Quentin James is a student.
That is fairly normal, considering he is a 12-year-old boy. What is not usual, though, is that shortly after we meet him in the boarding school his parents left him in for very long periods of time between visits, he is suddenly whisked away from that facility to Edgewater, an extremely exclusive school. Attendence to Edgewater is by invitation only with one fascinating entrance requirement.
James is small for his age and extremely shy and introverted. At his old school he had no real friends to speak of and was always being left out of events. Case in point, right after we are introduced, we watch as a group of kid starting choosing side for a sporting game. Quentin was hoping to not be called last, as usual, but then it got even worse when he was not called at all.
When school break time came and the other kids were sent home for a week or two, James would find himself basically alone at the school; he was told his parents were always out somewhere 'making the world a safer place' instead of picking him up to spend time with them, leaving him alone with the caretaker grownups who had their own lives to worry about.
Then came the night he overhears a visiting adult tell Miss White, an instructor and really the closest person to James, that there was something up with his parents...something not good... and that James was "special ... really special. So special the Russians cannot have him, no one can. He belongs with us. It's a matter of national security." That was the night he was thrown into a waiting car and transferred to Edgewater.
Edgewater, we are soon shown, is a school for gifted youngsters whose entire purpose, other than standard school curriculum, was to train the next generation of spies for MI6. That entrance requirement mentioned before was a video game that was extremely popular but ridiculously difficult to ever actually defeat. It is involved finding hidden objects, breaking difficult codes, defeating super hard opponents and lots of other challenges. Only a handful of kids in all of the U.K. ever got to the end and most of them did so after failing several tasks - in other words, there were some successes but none perfectly.

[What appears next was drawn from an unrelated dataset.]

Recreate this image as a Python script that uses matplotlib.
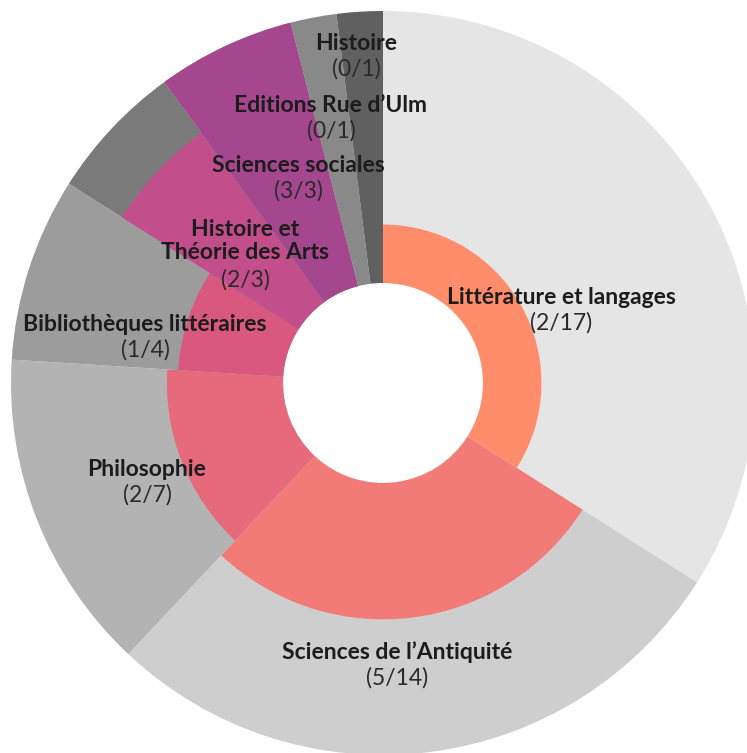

Until James.
So at Edgewater James will learn to hone his incredible skills while getting involved in actual cases (some of them without permission) and all the while trying to learn why his parents, who had vanished suddenly, were considered traitors.
Proving to be the key organization that James and his fellow students will have to contend with is I.O.N., the International Organization of Nexus. What Nexus means, well, that's kind of confusing, except that they are bad people. And defeating them is going to be a challenge. And after them, well, there are even worse things.